Really, the problem is that it robs Nathan of agency: he doesn't drive anything, and the stakes are only incidentally his life and safety. He's not even the one who matters; he's just a prop in his dad's glamorous spy life. It's not "wrong" or "bad" writing, but it's awfully pedestrian. Worse still, it's sloppy - a whole entire character is mentioned and turns into a significant clue and then with absolutely no fanfare the film just forgets he existed; the backstory involving the fake CIA agent parents fails to make sense on multiple levels and only manages to be hand-waved away because the people involved are dead by that point, for some reason it ends at Pirates home game. What isn't sloppy is stilted: thankfully I have forgotten the dialogue by now, except that it was the kind of "let me describe a situation we both understand in clear, simple, exposition so that if some objective third party were watching us, they would learn about our personalities and backstories" nonsense that would get you laughed out of an introductory writing class in college (the screenwriter, Shawn Christensen, is the frontman for an indie rock group, just so we all know).

Of course, the whole thing really dies because Abs McGee can't act worth a damn, but why belabor that?

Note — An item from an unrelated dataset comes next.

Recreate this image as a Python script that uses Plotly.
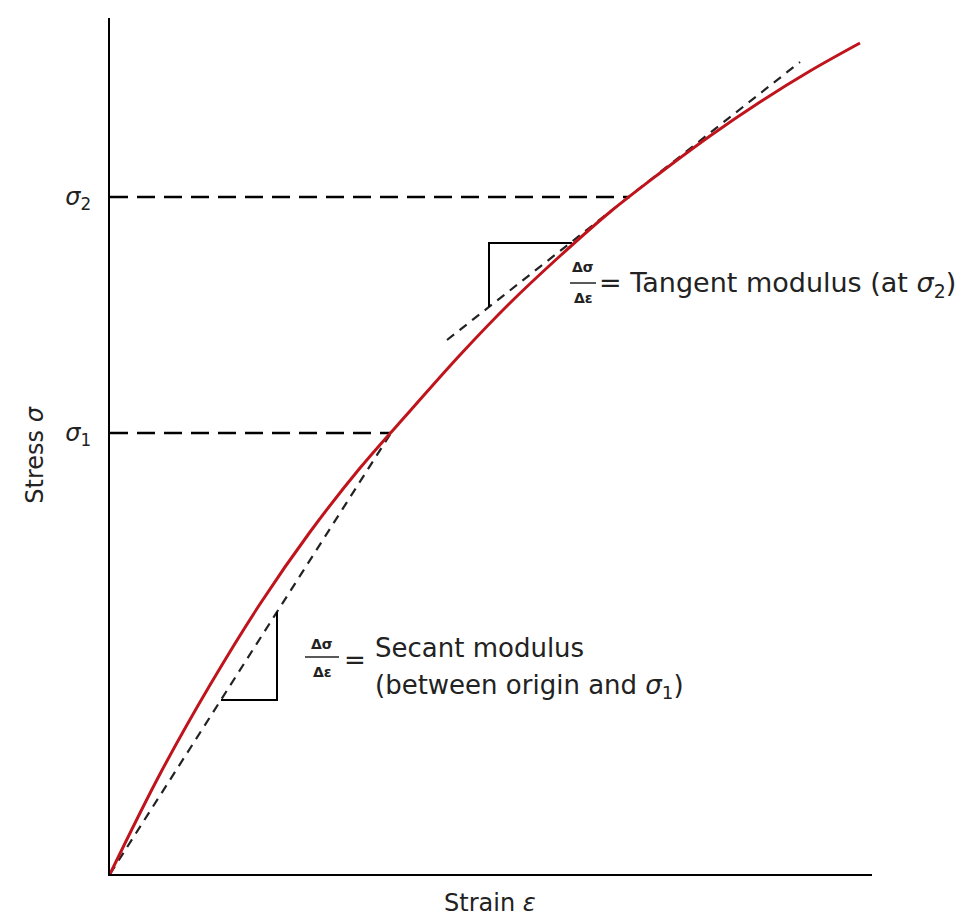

Criticising Taylor Lautner for being a shitty actor is the refuge of the unimaginative. It is, perhaps, worth suggesting that of the three Twilight leads, he has the most contemptible solo career (this and Valentine's Day): whereas Kristen Stewart at least tries to play bendy characters in interesting projects, and Robert Pattinson has a certain affinity for theoretically serious dramas, Lautner's work is transparently trying to cash in on teenyboppers, before they and he are too old. But a bad actor? Yes, and the ocean is wet. Of course he leaves a hole in the center of the movie where the drama is meant to be, one that is not filled at all by the proper actors who all look marginally embarrassed, or by Lily Collins's glassy stares of indeterminate agitation. Though, to be fair, she's probably just wondering why her male co-lead has bigger tits than she does.